__WHAT IS BEING ASKED__:
Write out again, exactly as they appear, the lines from the line with "Generate a Python" through the line with "Serif, Times New". Do not include any pictures.
:::::
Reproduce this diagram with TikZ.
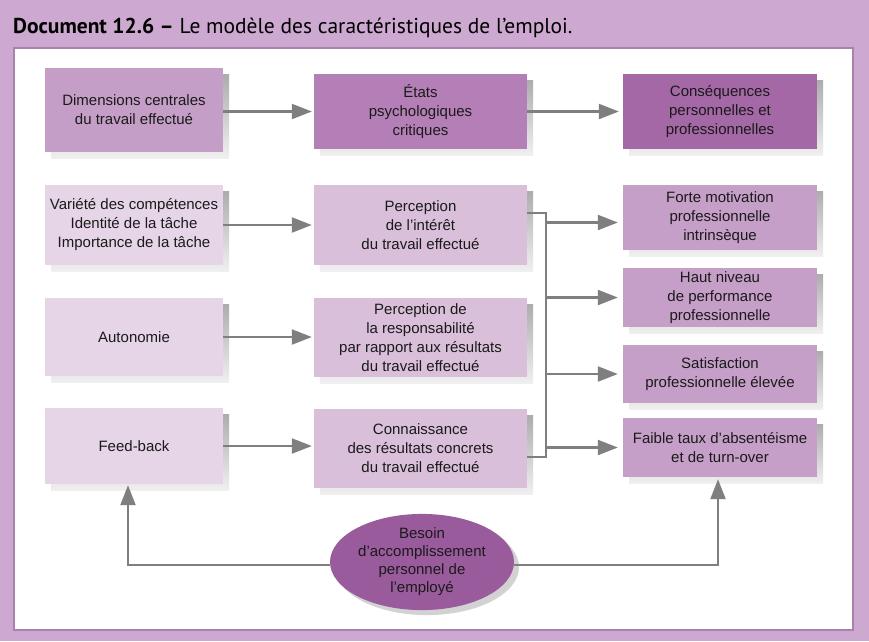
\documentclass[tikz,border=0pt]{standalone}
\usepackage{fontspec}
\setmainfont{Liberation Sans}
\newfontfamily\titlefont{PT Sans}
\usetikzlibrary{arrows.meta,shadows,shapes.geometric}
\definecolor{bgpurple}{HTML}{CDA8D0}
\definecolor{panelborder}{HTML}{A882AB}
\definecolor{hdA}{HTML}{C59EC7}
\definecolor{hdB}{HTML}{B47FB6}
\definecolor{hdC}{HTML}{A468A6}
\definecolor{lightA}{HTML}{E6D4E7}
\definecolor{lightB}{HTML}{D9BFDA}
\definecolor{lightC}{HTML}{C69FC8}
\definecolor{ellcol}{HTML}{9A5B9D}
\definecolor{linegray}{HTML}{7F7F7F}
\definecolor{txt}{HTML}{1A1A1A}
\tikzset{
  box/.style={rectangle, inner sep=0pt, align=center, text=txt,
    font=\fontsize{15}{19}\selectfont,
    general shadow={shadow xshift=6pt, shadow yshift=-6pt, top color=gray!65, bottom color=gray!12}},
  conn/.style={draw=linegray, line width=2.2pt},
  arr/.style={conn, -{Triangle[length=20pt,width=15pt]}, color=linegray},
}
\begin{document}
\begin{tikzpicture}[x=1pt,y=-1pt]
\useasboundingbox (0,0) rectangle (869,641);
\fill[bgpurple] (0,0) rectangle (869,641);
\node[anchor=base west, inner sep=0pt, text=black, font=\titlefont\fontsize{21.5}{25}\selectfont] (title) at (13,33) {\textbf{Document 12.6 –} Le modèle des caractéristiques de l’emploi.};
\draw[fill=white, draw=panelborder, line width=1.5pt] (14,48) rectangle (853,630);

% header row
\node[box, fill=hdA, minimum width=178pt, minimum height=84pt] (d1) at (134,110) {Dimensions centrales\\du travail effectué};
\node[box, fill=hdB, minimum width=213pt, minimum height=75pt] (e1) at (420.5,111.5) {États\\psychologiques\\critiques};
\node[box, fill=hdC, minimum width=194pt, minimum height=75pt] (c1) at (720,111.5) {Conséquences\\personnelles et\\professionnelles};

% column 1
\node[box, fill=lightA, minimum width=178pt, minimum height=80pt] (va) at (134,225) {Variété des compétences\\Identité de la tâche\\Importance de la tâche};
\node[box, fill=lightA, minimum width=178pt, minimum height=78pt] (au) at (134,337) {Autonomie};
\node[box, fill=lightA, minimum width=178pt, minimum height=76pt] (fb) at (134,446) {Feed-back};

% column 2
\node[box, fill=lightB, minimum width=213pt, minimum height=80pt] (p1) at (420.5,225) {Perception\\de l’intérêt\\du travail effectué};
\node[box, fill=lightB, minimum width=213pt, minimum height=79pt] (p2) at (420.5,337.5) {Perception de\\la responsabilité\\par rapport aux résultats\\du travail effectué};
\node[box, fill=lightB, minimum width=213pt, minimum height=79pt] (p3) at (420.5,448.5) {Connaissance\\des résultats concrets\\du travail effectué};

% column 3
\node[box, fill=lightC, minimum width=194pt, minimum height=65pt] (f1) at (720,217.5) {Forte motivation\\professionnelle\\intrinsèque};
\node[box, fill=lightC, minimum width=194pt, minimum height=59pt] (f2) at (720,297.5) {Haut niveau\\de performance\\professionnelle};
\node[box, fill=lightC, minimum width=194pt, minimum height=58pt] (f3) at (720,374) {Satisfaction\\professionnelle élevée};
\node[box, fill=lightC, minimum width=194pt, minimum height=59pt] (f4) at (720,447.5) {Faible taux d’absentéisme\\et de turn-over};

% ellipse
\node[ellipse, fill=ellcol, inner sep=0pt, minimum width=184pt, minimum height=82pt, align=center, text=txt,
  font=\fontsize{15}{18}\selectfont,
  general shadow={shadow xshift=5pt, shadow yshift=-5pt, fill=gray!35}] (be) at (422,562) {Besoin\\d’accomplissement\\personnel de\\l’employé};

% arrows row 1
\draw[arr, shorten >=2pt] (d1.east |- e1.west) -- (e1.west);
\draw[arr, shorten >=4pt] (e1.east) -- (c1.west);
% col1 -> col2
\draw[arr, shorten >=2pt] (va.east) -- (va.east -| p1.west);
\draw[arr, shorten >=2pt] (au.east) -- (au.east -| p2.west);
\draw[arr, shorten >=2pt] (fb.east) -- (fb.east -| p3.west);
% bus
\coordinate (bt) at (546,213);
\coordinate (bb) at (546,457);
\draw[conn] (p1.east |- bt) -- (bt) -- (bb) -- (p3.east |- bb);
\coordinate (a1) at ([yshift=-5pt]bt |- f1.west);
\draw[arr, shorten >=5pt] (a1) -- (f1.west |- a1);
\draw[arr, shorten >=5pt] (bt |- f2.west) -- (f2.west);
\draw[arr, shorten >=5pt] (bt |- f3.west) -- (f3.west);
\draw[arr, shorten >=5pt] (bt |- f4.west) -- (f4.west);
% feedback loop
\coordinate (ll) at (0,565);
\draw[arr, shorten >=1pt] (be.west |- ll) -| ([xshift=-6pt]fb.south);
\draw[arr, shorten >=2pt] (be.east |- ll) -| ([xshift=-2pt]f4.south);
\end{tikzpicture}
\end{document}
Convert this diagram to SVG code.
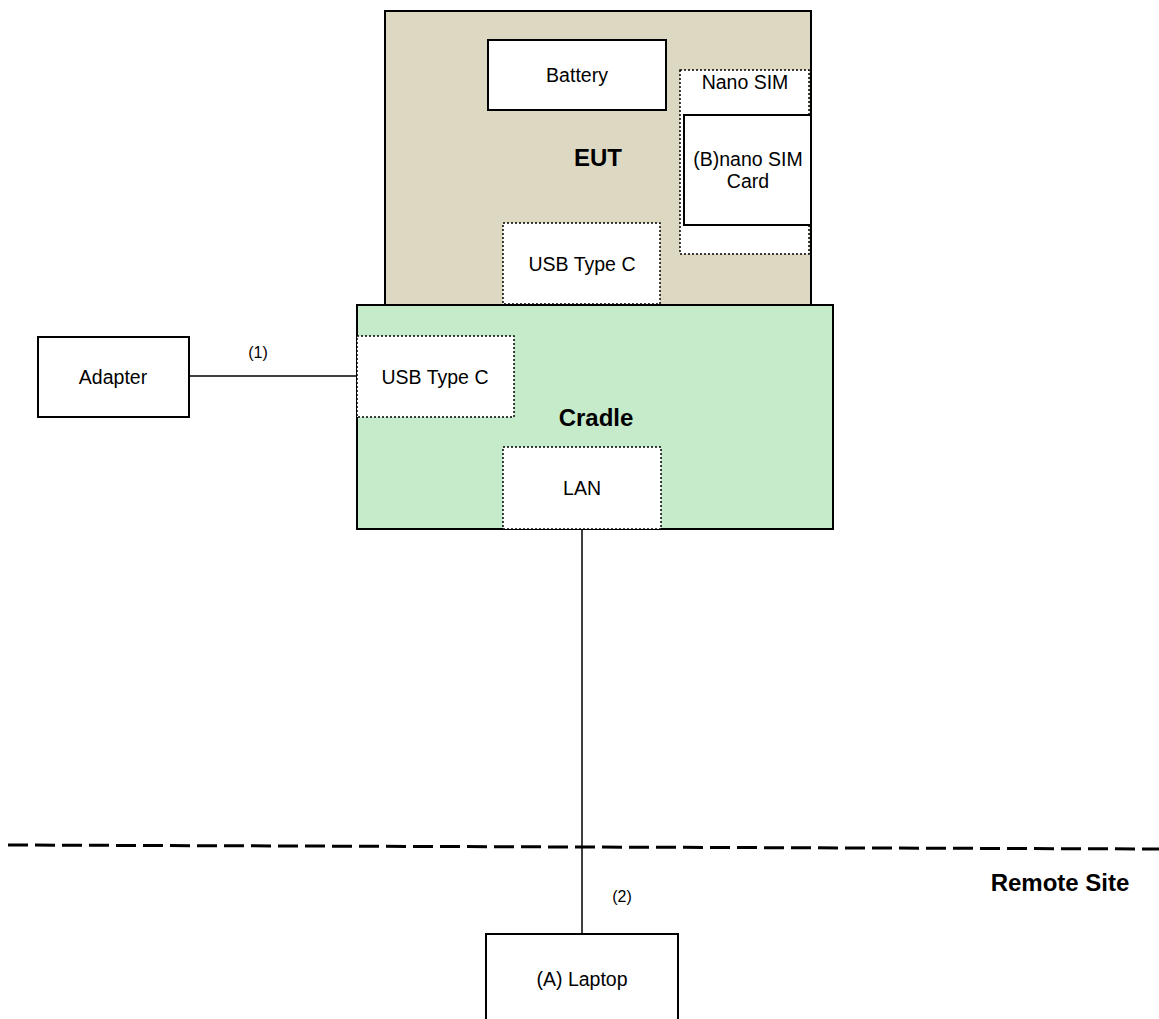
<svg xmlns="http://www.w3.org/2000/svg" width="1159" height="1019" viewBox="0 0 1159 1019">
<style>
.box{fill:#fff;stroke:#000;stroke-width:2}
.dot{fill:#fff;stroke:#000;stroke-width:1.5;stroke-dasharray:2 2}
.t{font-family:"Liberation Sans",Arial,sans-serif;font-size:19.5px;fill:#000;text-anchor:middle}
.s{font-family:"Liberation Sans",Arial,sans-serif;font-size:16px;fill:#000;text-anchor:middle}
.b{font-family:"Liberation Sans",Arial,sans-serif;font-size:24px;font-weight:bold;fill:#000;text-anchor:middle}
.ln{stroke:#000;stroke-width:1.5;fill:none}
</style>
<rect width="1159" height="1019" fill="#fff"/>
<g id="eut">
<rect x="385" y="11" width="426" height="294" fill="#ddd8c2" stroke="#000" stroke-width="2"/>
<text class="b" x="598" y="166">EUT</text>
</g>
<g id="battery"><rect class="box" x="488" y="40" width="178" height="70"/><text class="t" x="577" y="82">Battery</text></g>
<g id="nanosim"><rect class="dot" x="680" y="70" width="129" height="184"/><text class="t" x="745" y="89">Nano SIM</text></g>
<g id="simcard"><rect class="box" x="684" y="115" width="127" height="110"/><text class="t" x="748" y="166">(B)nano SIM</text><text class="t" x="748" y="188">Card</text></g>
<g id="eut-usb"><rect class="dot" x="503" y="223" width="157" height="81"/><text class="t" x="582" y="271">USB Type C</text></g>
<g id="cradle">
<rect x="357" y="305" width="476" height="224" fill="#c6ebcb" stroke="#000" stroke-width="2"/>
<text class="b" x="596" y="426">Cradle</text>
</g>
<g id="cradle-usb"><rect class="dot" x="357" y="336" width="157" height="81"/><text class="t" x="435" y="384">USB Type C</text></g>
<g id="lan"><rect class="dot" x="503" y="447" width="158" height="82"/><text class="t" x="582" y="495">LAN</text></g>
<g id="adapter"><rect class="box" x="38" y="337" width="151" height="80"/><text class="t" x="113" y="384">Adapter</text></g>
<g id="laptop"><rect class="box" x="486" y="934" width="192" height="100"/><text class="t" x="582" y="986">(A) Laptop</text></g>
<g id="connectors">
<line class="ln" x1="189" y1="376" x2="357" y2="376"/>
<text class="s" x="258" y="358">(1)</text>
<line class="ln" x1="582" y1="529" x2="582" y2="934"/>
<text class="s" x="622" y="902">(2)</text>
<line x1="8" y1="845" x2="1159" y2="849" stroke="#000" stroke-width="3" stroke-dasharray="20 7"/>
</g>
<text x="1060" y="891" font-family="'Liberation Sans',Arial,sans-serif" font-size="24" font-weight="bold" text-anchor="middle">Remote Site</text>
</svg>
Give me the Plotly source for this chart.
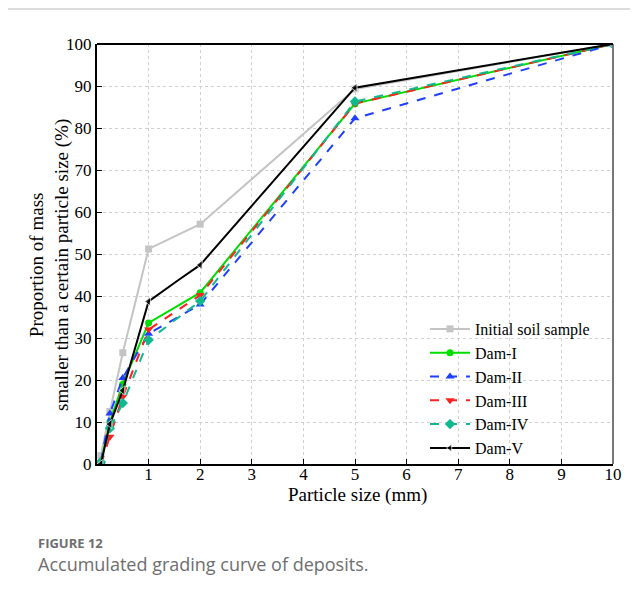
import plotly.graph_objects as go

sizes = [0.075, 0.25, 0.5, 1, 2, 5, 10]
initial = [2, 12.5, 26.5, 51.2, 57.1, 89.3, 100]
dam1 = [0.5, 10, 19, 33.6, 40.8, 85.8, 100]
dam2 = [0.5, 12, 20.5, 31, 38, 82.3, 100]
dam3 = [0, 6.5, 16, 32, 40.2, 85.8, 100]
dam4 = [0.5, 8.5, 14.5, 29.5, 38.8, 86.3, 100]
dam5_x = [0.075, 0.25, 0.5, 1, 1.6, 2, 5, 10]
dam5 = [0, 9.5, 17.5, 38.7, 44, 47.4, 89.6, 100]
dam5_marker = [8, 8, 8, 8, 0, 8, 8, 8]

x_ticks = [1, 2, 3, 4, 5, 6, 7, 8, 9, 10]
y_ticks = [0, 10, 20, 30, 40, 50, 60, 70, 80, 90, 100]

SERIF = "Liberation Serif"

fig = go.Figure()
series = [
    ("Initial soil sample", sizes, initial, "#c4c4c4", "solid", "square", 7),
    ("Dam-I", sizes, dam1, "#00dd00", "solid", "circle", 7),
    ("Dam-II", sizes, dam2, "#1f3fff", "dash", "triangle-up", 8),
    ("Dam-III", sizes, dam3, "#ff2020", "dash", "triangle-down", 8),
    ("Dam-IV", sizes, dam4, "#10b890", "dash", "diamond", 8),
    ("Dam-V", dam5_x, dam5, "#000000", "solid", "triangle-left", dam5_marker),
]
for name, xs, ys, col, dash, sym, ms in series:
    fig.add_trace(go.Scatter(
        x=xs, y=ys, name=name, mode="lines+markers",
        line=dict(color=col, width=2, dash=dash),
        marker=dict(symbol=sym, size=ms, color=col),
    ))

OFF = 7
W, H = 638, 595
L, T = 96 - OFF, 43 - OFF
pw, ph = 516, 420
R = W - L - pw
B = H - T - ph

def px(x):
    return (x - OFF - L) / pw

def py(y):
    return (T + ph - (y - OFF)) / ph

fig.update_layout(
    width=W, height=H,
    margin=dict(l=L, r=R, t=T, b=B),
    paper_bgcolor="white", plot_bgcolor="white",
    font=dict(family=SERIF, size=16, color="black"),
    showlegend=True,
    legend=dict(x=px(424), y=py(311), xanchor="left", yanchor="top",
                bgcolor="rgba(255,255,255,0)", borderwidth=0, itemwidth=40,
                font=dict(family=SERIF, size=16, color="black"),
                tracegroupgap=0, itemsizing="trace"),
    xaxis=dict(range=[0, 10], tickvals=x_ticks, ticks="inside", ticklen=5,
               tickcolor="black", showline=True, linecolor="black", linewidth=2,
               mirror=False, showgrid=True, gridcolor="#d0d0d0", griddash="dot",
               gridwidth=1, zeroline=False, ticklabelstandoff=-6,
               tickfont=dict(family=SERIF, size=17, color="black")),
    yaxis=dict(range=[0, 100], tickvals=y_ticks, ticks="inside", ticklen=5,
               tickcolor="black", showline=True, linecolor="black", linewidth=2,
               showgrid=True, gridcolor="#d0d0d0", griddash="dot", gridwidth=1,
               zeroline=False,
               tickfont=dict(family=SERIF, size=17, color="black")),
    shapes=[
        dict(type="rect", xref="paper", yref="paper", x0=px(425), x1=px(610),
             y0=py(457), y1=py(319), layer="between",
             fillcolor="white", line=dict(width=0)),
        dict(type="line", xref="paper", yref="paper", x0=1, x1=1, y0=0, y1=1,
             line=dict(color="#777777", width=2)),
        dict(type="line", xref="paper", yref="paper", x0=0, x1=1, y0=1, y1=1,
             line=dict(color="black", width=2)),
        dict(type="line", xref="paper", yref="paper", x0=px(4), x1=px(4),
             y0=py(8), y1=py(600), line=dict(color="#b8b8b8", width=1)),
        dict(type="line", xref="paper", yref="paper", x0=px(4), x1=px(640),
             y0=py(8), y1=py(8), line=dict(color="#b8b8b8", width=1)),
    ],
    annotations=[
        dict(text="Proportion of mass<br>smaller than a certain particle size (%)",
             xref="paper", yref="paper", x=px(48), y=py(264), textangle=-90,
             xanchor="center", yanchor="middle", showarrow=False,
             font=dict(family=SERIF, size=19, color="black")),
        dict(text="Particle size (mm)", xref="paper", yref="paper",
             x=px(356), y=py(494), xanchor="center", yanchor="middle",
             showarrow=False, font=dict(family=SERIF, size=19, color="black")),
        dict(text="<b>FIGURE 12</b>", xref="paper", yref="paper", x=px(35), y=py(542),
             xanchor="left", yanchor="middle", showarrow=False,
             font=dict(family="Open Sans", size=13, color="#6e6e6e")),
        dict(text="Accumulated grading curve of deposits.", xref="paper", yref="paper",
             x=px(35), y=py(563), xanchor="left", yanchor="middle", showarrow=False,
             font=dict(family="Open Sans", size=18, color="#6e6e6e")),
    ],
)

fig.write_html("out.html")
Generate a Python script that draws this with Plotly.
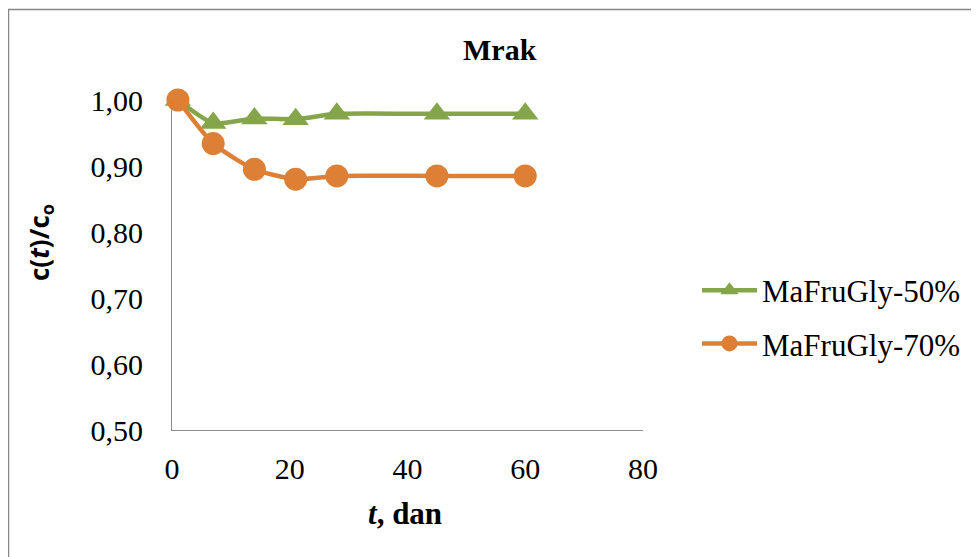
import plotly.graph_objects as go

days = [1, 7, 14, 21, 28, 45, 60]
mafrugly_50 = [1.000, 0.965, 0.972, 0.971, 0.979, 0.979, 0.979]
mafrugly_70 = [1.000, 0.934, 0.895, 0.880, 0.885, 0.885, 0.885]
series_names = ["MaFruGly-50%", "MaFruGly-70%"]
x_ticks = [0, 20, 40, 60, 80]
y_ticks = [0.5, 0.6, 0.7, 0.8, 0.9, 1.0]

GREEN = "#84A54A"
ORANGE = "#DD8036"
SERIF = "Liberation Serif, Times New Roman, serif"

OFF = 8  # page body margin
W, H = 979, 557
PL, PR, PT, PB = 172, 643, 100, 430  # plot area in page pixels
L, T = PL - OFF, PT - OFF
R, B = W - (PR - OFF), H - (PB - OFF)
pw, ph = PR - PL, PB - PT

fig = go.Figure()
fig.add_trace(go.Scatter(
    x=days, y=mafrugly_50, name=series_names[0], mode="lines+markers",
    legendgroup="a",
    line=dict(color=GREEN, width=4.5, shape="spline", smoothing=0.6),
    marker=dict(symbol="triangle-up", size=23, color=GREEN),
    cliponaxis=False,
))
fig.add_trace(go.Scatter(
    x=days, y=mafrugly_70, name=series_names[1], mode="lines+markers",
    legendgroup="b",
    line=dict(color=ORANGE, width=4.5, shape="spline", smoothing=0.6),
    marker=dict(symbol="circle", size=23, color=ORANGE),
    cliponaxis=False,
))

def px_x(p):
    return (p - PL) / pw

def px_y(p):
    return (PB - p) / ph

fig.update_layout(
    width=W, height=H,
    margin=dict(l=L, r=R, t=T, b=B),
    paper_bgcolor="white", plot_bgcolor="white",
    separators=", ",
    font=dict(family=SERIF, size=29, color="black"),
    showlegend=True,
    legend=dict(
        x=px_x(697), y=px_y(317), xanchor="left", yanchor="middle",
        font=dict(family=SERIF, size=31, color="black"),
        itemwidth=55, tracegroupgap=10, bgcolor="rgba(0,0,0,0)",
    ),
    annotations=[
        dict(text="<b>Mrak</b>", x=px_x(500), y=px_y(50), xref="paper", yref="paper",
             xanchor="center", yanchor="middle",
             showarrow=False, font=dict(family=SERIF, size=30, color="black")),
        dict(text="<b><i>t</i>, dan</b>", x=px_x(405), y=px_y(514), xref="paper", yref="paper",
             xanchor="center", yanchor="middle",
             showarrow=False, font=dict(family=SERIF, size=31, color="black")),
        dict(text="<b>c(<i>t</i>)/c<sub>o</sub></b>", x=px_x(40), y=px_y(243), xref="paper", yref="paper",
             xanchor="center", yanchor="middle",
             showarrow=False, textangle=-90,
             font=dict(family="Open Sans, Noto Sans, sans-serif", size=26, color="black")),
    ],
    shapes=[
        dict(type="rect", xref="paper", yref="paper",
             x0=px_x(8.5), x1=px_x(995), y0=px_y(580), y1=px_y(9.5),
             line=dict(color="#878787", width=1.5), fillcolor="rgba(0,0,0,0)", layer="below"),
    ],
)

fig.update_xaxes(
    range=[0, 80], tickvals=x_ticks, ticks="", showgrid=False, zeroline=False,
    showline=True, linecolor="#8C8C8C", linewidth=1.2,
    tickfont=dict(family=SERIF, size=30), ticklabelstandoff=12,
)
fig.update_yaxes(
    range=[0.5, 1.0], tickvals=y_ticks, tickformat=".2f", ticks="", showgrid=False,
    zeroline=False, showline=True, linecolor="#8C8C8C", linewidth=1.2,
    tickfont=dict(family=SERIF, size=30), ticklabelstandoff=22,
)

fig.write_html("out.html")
:::::
__RESULT OF THIS TASK__:
Generate a Python script that draws this with Plotly.
import plotly.graph_objects as go

days = [1, 7, 14, 21, 28, 45, 60]
mafrugly_50 = [1.000, 0.965, 0.972, 0.971, 0.979, 0.979, 0.979]
mafrugly_70 = [1.000, 0.934, 0.895, 0.880, 0.885, 0.885, 0.885]
series_names = ["MaFruGly-50%", "MaFruGly-70%"]
x_ticks = [0, 20, 40, 60, 80]
y_ticks = [0.5, 0.6, 0.7, 0.8, 0.9, 1.0]

GREEN = "#84A54A"
ORANGE = "#DD8036"
SERIF = "Liberation Serif, Times New Roman, serif"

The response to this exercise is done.